▶ _Supplied material_
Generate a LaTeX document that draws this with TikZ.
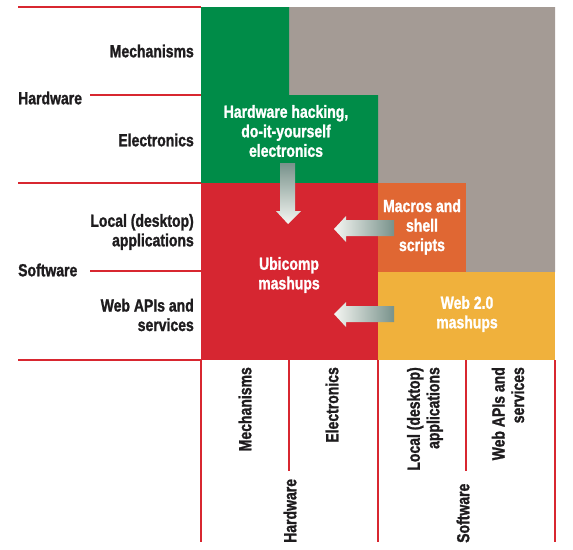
\documentclass[tikz,border=0pt]{standalone}
\usepackage{fontspec}
\newfontfamily\cf{Liberation Sans}[FakeStretch=0.8, BoldFeatures={FakeBold=1.3}]
\definecolor{cgreen}{RGB}{0,140,72}
\definecolor{cgray}{RGB}{164,155,149}
\definecolor{cred}{RGB}{214,38,49}
\definecolor{corange}{RGB}{224,103,51}
\definecolor{cyellow}{RGB}{240,177,60}
\definecolor{cline}{RGB}{216,39,48}
\definecolor{adark}{RGB}{120,146,139}
\definecolor{alight}{RGB}{245,246,242}
\definecolor{ctext}{RGB}{30,28,30}
\tikzset{
  axisline/.style={draw=cline, line width=1.6pt},
  lbl/.style={font=\cf\bfseries\fontsize{17.5}{19.5}\selectfont, text=ctext, inner sep=0pt},
  inlbl/.style={font=\cf\bfseries\fontsize{17.5}{19.5}\selectfont, text=white, inner sep=0pt, align=center},
  rlbl/.style={lbl, align=right, anchor=east},
  vlbl/.style={lbl, rotate=90, align=right, anchor=east},
  vlblb/.style={lbl, rotate=90, anchor=west},
}
\begin{document}
\begin{tikzpicture}[x=1pt,y=-1pt]
\useasboundingbox (0,0) rectangle (573,549);
% regions
\fill[cgray] (289,7) -- (555,7) -- (555,272) -- (466,272) -- (466,183) -- (378,183) -- (378,95) -- (289,95) -- cycle;
\fill[cgreen] (201,7) -- (289,7) -- (289,95) -- (378,95) -- (378,183) -- (201,183) -- cycle;
\fill[cred] (201,183) rectangle (378,360);
\fill[corange] (378,183) rectangle (466,272);
\fill[cyellow] (378,272) rectangle (555,360);
% left axis lines
\coordinate (l0) at (18,7);   \coordinate (r0) at (201,7);
\coordinate (l1) at (90,95);  \coordinate (r1) at (201,95);
\coordinate (l2) at (18,183); \coordinate (r2) at (201,183);
\coordinate (l3) at (90,271); \coordinate (r3) at (201,271);
\coordinate (l4) at (18,360); \coordinate (r4) at (201,360);
\draw[axisline] (l0) -- (r0);
\draw[axisline] (l1) -- (r1);
\draw[axisline] (l2) -- (r2);
\draw[axisline] (l3) -- (r3);
\draw[axisline] (l4) -- (r4);
% bottom axis lines
\coordinate (t0) at (201,360); \coordinate (b0) at (201,542);
\coordinate (t1) at (289,360); \coordinate (b1) at (289,471);
\coordinate (t2) at (378,360); \coordinate (b2) at (378,542);
\coordinate (t3) at (466,360); \coordinate (b3) at (466,471);
\coordinate (t4) at (555,360); \coordinate (b4) at (555,542);
\draw[axisline] (t0) -- (b0);
\draw[axisline] (t1) -- (b1);
\draw[axisline] (t2) -- (b2);
\draw[axisline] (t3) -- (b3);
\draw[axisline] (t4) -- (b4);
% left labels
\node[rlbl] (mech) at (194,51) {Mechanisms};
\node[rlbl] (elec) at (194,140) {Electronics};
\node[rlbl] (local) at (194,232) {Local (desktop)\\applications};
\node[rlbl] (web) at (194,315) {Web APIs and\\services};
\node[lbl, anchor=west] (hw) at (18,98) {Hardware};
\node[lbl, anchor=west] (sw) at (18,270) {Software};
% bottom labels
\node[vlbl] (bmech) at (245,367) {Mechanisms};
\node[vlbl] (belec) at (332,367) {Electronics};
\node[vlbl] (blocal) at (425,367) {Local (desktop)\\applications};
\node[vlbl] (bweb) at (508,367) {Web APIs and\\services};
\node[vlblb] (bhw) at (290,543) {Hardware};
\node[vlblb] (bsw) at (463,543) {Software};
% inner labels
\node[inlbl] (hack) at (286,131) {Hardware hacking,\\do-it-yourself\\electronics};
\node[inlbl] (ubi) at (289,275) {Ubicomp\\mashups};
\node[inlbl] (macro) at (422,227) {Macros and\\shell\\scripts};
\node[inlbl] (web2) at (467,314) {Web 2.0\\mashups};
% block arrows
\shade[top color=adark, bottom color=alight] (280,163) -- (295,163) -- (295,211) -- (301,211) -- (288,224) -- (276,211) -- (280,211) -- cycle;
\shade[left color=alight, right color=adark] (334,229) -- (346,216) -- (346,220) -- (394,220) -- (394,236) -- (346,236) -- (346,242) -- cycle;
\shade[left color=alight, right color=adark] (334,314) -- (346,302) -- (346,306) -- (394,306) -- (394,322) -- (346,322) -- (346,327) -- cycle;
\end{tikzpicture}
\end{document}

▶ _Exercise requirements_
Print each line of the material above exactly, with the pictures removed from your copy.

▶ _Right answer_
Generate a LaTeX document that draws this with TikZ.
\documentclass[tikz,border=0pt]{standalone}
\usepackage{fontspec}
\newfontfamily\cf{Liberation Sans}[FakeStretch=0.8, BoldFeatures={FakeBold=1.3}]
\definecolor{cgreen}{RGB}{0,140,72}
\definecolor{cgray}{RGB}{164,155,149}
\definecolor{cred}{RGB}{214,38,49}
\definecolor{corange}{RGB}{224,103,51}
\definecolor{cyellow}{RGB}{240,177,60}
\definecolor{cline}{RGB}{216,39,48}
\definecolor{adark}{RGB}{120,146,139}
\definecolor{alight}{RGB}{245,246,242}
\definecolor{ctext}{RGB}{30,28,30}
\tikzset{
  axisline/.style={draw=cline, line width=1.6pt},
  lbl/.style={font=\cf\bfseries\fontsize{17.5}{19.5}\selectfont, text=ctext, inner sep=0pt},
  inlbl/.style={font=\cf\bfseries\fontsize{17.5}{19.5}\selectfont, text=white, inner sep=0pt, align=center},
  rlbl/.style={lbl, align=right, anchor=east},
  vlbl/.style={lbl, rotate=90, align=right, anchor=east},
  vlblb/.style={lbl, rotate=90, anchor=west},
}
\begin{document}
\begin{tikzpicture}[x=1pt,y=-1pt]
\useasboundingbox (0,0) rectangle (573,549);
% regions
\fill[cgray] (289,7) -- (555,7) -- (555,272) -- (466,272) -- (466,183) -- (378,183) -- (378,95) -- (289,95) -- cycle;
\fill[cgreen] (201,7) -- (289,7) -- (289,95) -- (378,95) -- (378,183) -- (201,183) -- cycle;
\fill[cred] (201,183) rectangle (378,360);
\fill[corange] (378,183) rectangle (466,272);
\fill[cyellow] (378,272) rectangle (555,360);
% left axis lines
\coordinate (l0) at (18,7);   \coordinate (r0) at (201,7);
\coordinate (l1) at (90,95);  \coordinate (r1) at (201,95);
\coordinate (l2) at (18,183); \coordinate (r2) at (201,183);
\coordinate (l3) at (90,271); \coordinate (r3) at (201,271);
\coordinate (l4) at (18,360); \coordinate (r4) at (201,360);
\draw[axisline] (l0) -- (r0);
\draw[axisline] (l1) -- (r1);
\draw[axisline] (l2) -- (r2);
\draw[axisline] (l3) -- (r3);
\draw[axisline] (l4) -- (r4);
% bottom axis lines
\coordinate (t0) at (201,360); \coordinate (b0) at (201,542);
\coordinate (t1) at (289,360); \coordinate (b1) at (289,471);
\coordinate (t2) at (378,360); \coordinate (b2) at (378,542);
\coordinate (t3) at (466,360); \coordinate (b3) at (466,471);
\coordinate (t4) at (555,360); \coordinate (b4) at (555,542);
\draw[axisline] (t0) -- (b0);
\draw[axisline] (t1) -- (b1);
\draw[axisline] (t2) -- (b2);
\draw[axisline] (t3) -- (b3);
\draw[axisline] (t4) -- (b4);
% left labels
\node[rlbl] (mech) at (194,51) {Mechanisms};
\node[rlbl] (elec) at (194,140) {Electronics};
\node[rlbl] (local) at (194,232) {Local (desktop)\\applications};
\node[rlbl] (web) at (194,315) {Web APIs and\\services};
\node[lbl, anchor=west] (hw) at (18,98) {Hardware};
\node[lbl, anchor=west] (sw) at (18,270) {Software};
% bottom labels
\node[vlbl] (bmech) at (245,367) {Mechanisms};
\node[vlbl] (belec) at (332,367) {Electronics};
\node[vlbl] (blocal) at (425,367) {Local (desktop)\\applications};
\node[vlbl] (bweb) at (508,367) {Web APIs and\\services};
\node[vlblb] (bhw) at (290,543) {Hardware};
\node[vlblb] (bsw) at (463,543) {Software};
% inner labels
\node[inlbl] (hack) at (286,131) {Hardware hacking,\\do-it-yourself\\electronics};
\node[inlbl] (ubi) at (289,275) {Ubicomp\\mashups};
\node[inlbl] (macro) at (422,227) {Macros and\\shell\\scripts};
\node[inlbl] (web2) at (467,314) {Web 2.0\\mashups};
% block arrows
\shade[top color=adark, bottom color=alight] (280,163) -- (295,163) -- (295,211) -- (301,211) -- (288,224) -- (276,211) -- (280,211) -- cycle;
\shade[left color=alight, right color=adark] (334,229) -- (346,216) -- (346,220) -- (394,220) -- (394,236) -- (346,236) -- (346,242) -- cycle;
\shade[left color=alight, right color=adark] (334,314) -- (346,302) -- (346,306) -- (394,306) -- (394,322) -- (346,322) -- (346,327) -- cycle;
\end{tikzpicture}
\end{document}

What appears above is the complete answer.